CUDA - let the GPU take the strain
By Simon Bisson & Mary Branscombe in Editorial
Posted in Processors, Silicon, Applications, Business, Server on
The barracuda is the wolf of the sea, a slim silver dart that hunts in deadly packs. It’s perhaps not surprising that NVIDIA has taken part of its name for its GPU-based supercomputing tools.
On a recent trip to the US, Mary and I met up with some of the folk behind CUDA at NVIDIA’s Sunnyvale headquarters. It was a fascinating conversation - if only because I used to write scientific computing software, and something like CUDA would have sped up my work massively. When a problem takes days to solve, something using something like CUDA to accelerate processing makes a lot of sense.
Prior to CUDA, NVIDIA had tried to use GPUs for compute, but had run into architectural problems. Things changed with their series 8 GPU, which was very different to anything they’d built before, being designed for compute as well as graphics. That’s lead to some tradeoffs - there’s silicon on the GPUs that’s unused when it’s used as an accelerator (and vice versa). However NVIDIA makes so many chips, there’s not really any financial issue, it all comes out of the economies of scale.
CUDA is more than just a set of chips - it’s a language framework for working with GPUs, that can andle both sequential and parallel code together. Developers don’t need to learn anything you, and the framework gives programmers explicit - and simple - interfaces for running parallel code on NVIDIAs GPUs. There is a long term goal of providing tools for automating parallelism, but at this point you still need to work out what code can be parallelised yourself. The result is code that’s very simple with much less code, as CUDA handles repetitive calculations for you.
Simplicity comes from the hardware as well, as it manages threads for you. All you need to do is define the tasks the GPU will handle, and manage their interactions. The GPU then runs the calculations over the data, with groups of processors on different functions at the same time. As RAM is directly attached to the GPU there’s no need to use the PC’s own memory for caching data.

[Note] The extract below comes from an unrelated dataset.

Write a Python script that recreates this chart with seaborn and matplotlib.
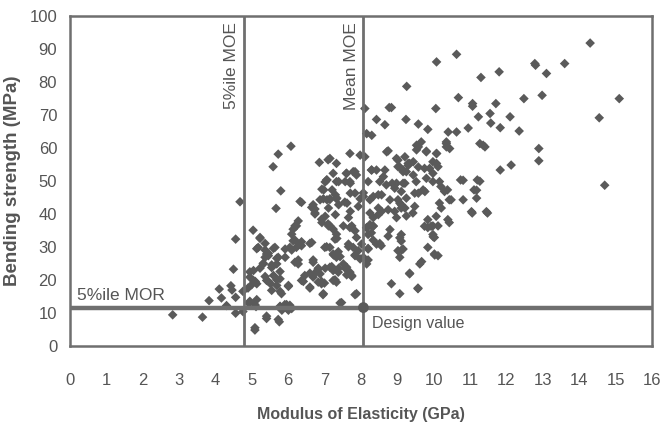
import matplotlib
matplotlib.use("Agg")
import matplotlib.pyplot as plt
import seaborn as sns
import pandas as pd

# (MOE GPa, MOR MPa)
points = [
    (2.83,9.5),(3.65,8.8),(3.83,13.8),(4.11,17.3),(4.17,14.6),(4.31,12.3),(4.43,18.3),(4.46,17.0),
    (4.5,23.3),(4.56,14.8),(4.56,32.4),(4.56,10.0),(4.76,10.5),(4.76,16.6),(4.68,43.7),
    (5.04,35.1),(5.23,32.9),(5.18,29.9),(5.14,29.5),(5.41,27.9),(5.37,26.9),(5.46,27.4),(5.32,24.9),
    (5.05,22.9),(5.05,19.9),(4.95,20.9),(5.14,18.9),(5.41,19.9),(5.55,23.8),(5.64,29.9),(5.69,24.9),
    (5.73,26.9),(5.6,21.4),(5.52,18.9),(5.69,18.4),(5.78,20.4),(5.82,15.9),(5.55,16.9),(5.92,29.4),
    (5.92,26.9),(6.01,18.4),(6.05,29.9),(6.1,33.9),(6.14,35.4),(6.23,36.4),(6.14,31.9),(6.23,29.9),
    (6.32,30.9),(6.37,30.4),(6.28,24.9),(6.19,25.4),(6.65,31.4),(6.69,25.4),(6.6,17.9),(6.37,19.9),
    (6.46,21.4),(6.69,20.9),(6.83,23.3),(6.88,21.9),(6.83,19.4),(6.92,18.9),(6.97,15.9),(7.01,29.9),
    (6.74,40.0),(6.92,38.4),(7.1,37.0),(5.78,11.9),(5.83,10.9),(5.96,12.3),(6.01,10.9),(6.1,11.4),
    (6.05,12.4),(5.41,8.4),(5.76,7.4),(5.09,4.9),(4.92,13.0),(5.12,12.0),
    (5.59,54.3),(5.73,58.1),(6.08,60.5),(5.8,47.0),(5.67,41.7),(6.37,43.5),(6.65,42.0),(6.74,41.5),
    (6.86,55.6),(7.1,56.4),(6.93,47.5),(7.02,49.7),(7.06,50.3),(6.97,44.6),(7.15,44.4),
    (8.11,71.9),(7.15,56.8),(7.33,55.3),(7.7,58.3),(7.98,57.8),(8.11,57.3),(7.61,52.3),(7.7,49.8),
    (7.79,52.8),(7.88,51.8),(7.84,46.3),(7.24,52.3),(7.33,49.8),(7.15,44.6),(7.33,44.6),(7.56,43.6),
    (7.98,44.6),(8.07,46.4),
    (7.15,36.4),(7.24,35.4),(7.33,33.9),(7.29,32.4),(7.15,29.9),(7.24,27.9),(7.33,26.9),(7.52,24.9),
    (7.15,23.9),(7.24,22.9),(7.38,22.4),(7.61,23.9),(7.7,22.4),(7.75,21.4),(7.24,19.9),(7.33,19.4),
    (7.88,15.9),(7.47,13.2),(7.66,38.9),(7.7,35.9),(7.84,34.9),(7.88,32.9),(7.66,30.9),(7.79,29.9),
    (7.93,28.9),(8.02,30.9),(7.84,27.4),(7.98,26.4),(8.07,26.9),
    (8.16,35.8),(8.25,36.8),(8.34,36.3),(8.2,33.8),(8.29,34.3),(8.43,30.9),(8.56,30.4),(8.2,29.4),
    (8.16,24.9),(8.8,35.3),(8.75,33.3),(9.07,32.8),(9.11,31.8),(9.02,28.9),(9.16,29.4),(9.07,26.9),
    (8.84,18.9),(9.07,15.9),(9.34,21.9),(9.57,17.4),(9.62,24.9),(9.84,29.9),(10.02,32.9),(9.84,35.9),
    (9.98,36.4),(10.12,36.4),(10.02,27.9),(10.12,27.4),(10.43,37.4),(8.98,38.9),(9.25,39.4),(8.34,38.9),
    (9.26,78.6),(10.08,86.0),(10.63,88.3),(11.3,81.3),(11.8,83.0),(12.78,85.5),(12.8,85.0),(13.1,82.5),
    (13.6,85.5),(14.3,91.7),(15.1,74.9),(14.55,69.1),(14.7,48.7),(8.78,72.2),(8.84,72.2),(8.43,68.6),
    (8.66,67.0),(9.24,68.6),(9.58,67.2),(9.84,65.6),(10.06,71.9),(10.68,75.2),(11.07,73.4),(11.07,72.6),
    (11.71,73.4),(11.23,69.4),(11.55,70.4),(11.57,67.5),(11.83,66.1),(12.1,69.4),(12.48,74.9),(12.98,75.9),
    (12.35,65.1),(10.4,64.8),(10.63,64.8),(10.95,66.0),(10.35,61.8),(10.35,60.3),(11.27,61.3),(11.41,60.3),
    (12.89,59.8),(12.89,56.1),(11.83,53.3),(12.13,54.8),(10.81,50.2),(11.27,49.9),(11.18,47.2),(11.04,40.7),
    (11.45,40.7),(8.75,59.1),(9.21,57.3),(9.58,60.3),(9.53,59.4),(9.8,59.0),(10.08,58.3),(10.08,55.3),
    (9.89,53.8),(9.58,54.2),(9.3,54.7),(9.02,56.3),(9.07,54.2),(9.16,53.3),(9.25,52.8),(9.34,55.3),
    (8.43,53.3),(8.62,51.3),(8.29,53.3),(8.2,49.8),(8.52,49.8),(8.7,48.8),(8.93,47.8),(8.98,49.3),
    (9.21,49.3),(9.44,51.8),(9.58,46.3),(9.76,46.8),(9.8,50.8),(9.98,49.8),(10.16,49.8),(10.3,46.8),
    (10.48,44.3),(8.48,45.8),(8.8,44.3),(9.07,43.3),(9.25,44.8),(9.11,41.8),(9.48,42.3),(10.16,43.3),
    (10.21,41.8),(10.81,44.3),(11.18,44.8),(8.25,44.3),
    (8.16,64.3),(8.3,63.8),(8.71,58.8),(8.3,53.3),(8.66,53.3),(7.6,52.3),(7.84,52.8),(7.07,50.3),
    (7.39,49.8),(7.57,49.8),(7.71,49.3),(6.98,47.3),(7.21,47.3),(7.3,45.8),(7.71,46.3),(8.07,45.3),
    (8.34,45.3),(8.57,45.8),(6.88,44.3),(7.07,44.3),(7.34,44.8),(6.33,43.8),(6.69,42.8),(7.11,41.8),
    (7.39,42.8),(7.62,43.3),(7.93,42.3),(8.48,41.8),(8.75,41.3),(6.74,40.3),(7.02,39.3),(7.3,39.8),
    (7.71,40.8),(8.25,40.3),(8.48,39.8),(8.57,40.8),(6.28,37.9),(6.19,36.4),(6.93,37.4),(7.11,36.4),
    (7.52,36.4),(7.75,36.4),(8.16,35.9),(8.34,36.4),
    (6.19,32.1),(6.37,31.6),(6.1,29.1),(6.28,26.1),(6.6,31.1),(6.69,26.1),(7.06,30.1),(7.34,32.6),
    (7.38,28.6),(7.43,27.1),(7.25,27.6),(7.66,30.1),(7.84,27.6),(6.83,23.6),(6.78,22.6),(6.6,22.1),
    (6.42,19.6),(6.6,17.6),(6.92,19.6),(7.0,19.1),(7.29,20.1),(7.02,23.6),(7.2,24.1),(7.39,23.6),
    (7.57,23.6),(7.61,21.6),(7.75,21.1),(6.01,18.1),(6.96,15.6),(7.84,15.6),(7.43,13.1),(5.91,12.6),
    (5.96,11.6),(8.2,26.1),(8.2,29.6),(8.34,32.1),(8.52,31.1),
    (9.53,60.8),(9.66,61.8),(9.8,58.8),(10.08,58.3),(10.35,61.3),(10.44,59.8),(11.36,60.8),(8.98,56.8),
    (9.02,54.3),(9.16,52.8),(9.3,55.3),(9.44,55.8),(9.75,53.8),(9.98,55.8),(10.12,54.3),(9.98,52.3),
    (8.86,49.3),(9.16,49.3),(9.52,49.8),(9.11,46.8),(9.48,46.3),(9.71,47.3),(10.2,48.3),(10.38,47.3),
    (10.74,50.3),(11.2,50.3),(11.11,47.3),(10.43,44.3),(9.02,44.3),(9.11,42.8),(9.21,41.8),(9.43,40.3),
    (8.93,40.8),(11.06,40.3),(11.48,40.3),(9.84,38.3),(10.07,39.3),(10.39,38.3),(9.75,36.3),(9.93,36.3),
    (9.98,33.8),(9.11,33.8),
    (4.95,22.5),(5.1,19.6),(4.9,17.6),(5.0,18.6),(5.23,23.6),(5.32,25.1),(5.37,29.1),(5.46,28.1),
    (5.6,29.6),(5.69,26.6),(5.55,24.6),(5.37,21.1),(5.78,22.6),(5.69,20.1),(5.46,19.6),(5.78,16.6),
    (5.14,14.1),(4.95,13.6),(5.09,12.6),(5.78,12.1),(5.96,12.6),(5.41,9.1),(5.73,8.1),(5.09,5.6),
    (5.23,32.6),(5.37,31.1),
    (9.12,29.1),(9.99,33.1),(10.03,27.6),(9.67,25.6),(9.34,22.1),(9.57,17.6),
]
moe = [p[0] for p in points]
mor = [p[1] for p in points]

moe_5pct = 4.78
moe_mean = 8.07
mor_5pct = 11.7
xticks = list(range(0, 17))
yticks = list(range(0, 101, 10))

grey = "#5a5a5a"
line_grey = "#6f6f6f"
text_grey = "#555555"

sns.set_style("white")
plt.rcParams["font.family"] = ["Liberation Sans", "DejaVu Sans"]

fig = plt.figure(figsize=(6.61, 4.28), dpi=100)
ax = fig.add_axes([0.1054, 0.191, 0.881, 0.7725])

df = pd.DataFrame({"MOE": moe, "MOR": mor})
sns.scatterplot(data=df, x="MOE", y="MOR", marker="D", s=24, color=grey,
                edgecolor="none", linewidth=0, ax=ax, zorder=3)

ax.axvline(moe_5pct, color=line_grey, lw=2.0, zorder=4)
ax.axvline(moe_mean, color=line_grey, lw=2.0, zorder=4)
ax.axhline(mor_5pct, color=line_grey, lw=3.2, zorder=4)
sns.scatterplot(x=[moe_mean], y=[mor_5pct], marker="o", s=60, color=grey,
                edgecolor="none", ax=ax, zorder=5)

ax.set_xlim(0, 16)
ax.set_ylim(0, 100)
ax.set_xticks(xticks)
ax.set_yticks(yticks)
ax.tick_params(axis="both", direction="in", length=4, width=1.2, color=line_grey,
               labelsize=12, labelcolor=text_grey)
ax.tick_params(axis="x", pad=19)
ax.tick_params(axis="y", pad=9)
for s in ax.spines.values():
    s.set_color(line_grey)
    s.set_linewidth(1.8)

ax.set_xlabel("Modulus of Elasticity (GPa)", fontsize=11.5, fontweight="bold",
              color=text_grey, labelpad=14)
ax.set_ylabel("Bending strength (MPa)", fontsize=13.5, fontweight="bold",
              color=text_grey, labelpad=6)

ax.text(moe_5pct - 0.12, 98, "5%ile MOE", rotation=90, ha="right", va="top",
        fontsize=12.5, color=text_grey)
ax.text(moe_mean - 0.12, 98, "Mean MOE", rotation=90, ha="right", va="top",
        fontsize=12.5, color=text_grey)
ax.text(0.2, mor_5pct + 1.5, "5%ile MOR", ha="left", va="bottom",
        fontsize=12.5, color=text_grey)
ax.text(moe_mean + 0.25, mor_5pct - 2.5, "Design value", ha="left", va="top",
        fontsize=11.5, color=text_grey)

fig.savefig("out.png", dpi=100)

The numbers coming out of CUDA are impressive. Working with the VMD/NAMD molecular dynamics tools researchers at the University of Illinois have seen a 240X speed-up in the VMD ion placement tool, and an 8 to 12X speed up in NAMD. With an eye on greener computing, they’re also finding that CUDA gives them 1W/Gflop!
If you want this sort of power for your applications (and it’s remarkably suitable for large financial applications) you can by NVIDIA’s Tesla systems. There are work station versions, along with deskside offload processors. However the version we were most impressed with comes as a 1U rack mount unit, containing 4 GPUs. Connected to a PC or a server via 5 Gbps PCI-Express connections this is the way to give your data centre applications a significant speed up, with significantly lower power requirements.
While Tesla may not yet meet NVIDIA’s aim of providing a Teraflop in a 1U unit, it certainly speeds things up. Oxford University researchers have used it to get a 149X speed up LIBOR risk analysis for an 89X improvement on performance/Watt. That’s a good deal in anyone’s book - especially if you’re working with today’s fractious financial markets.
Add one to my list for the IT Santa!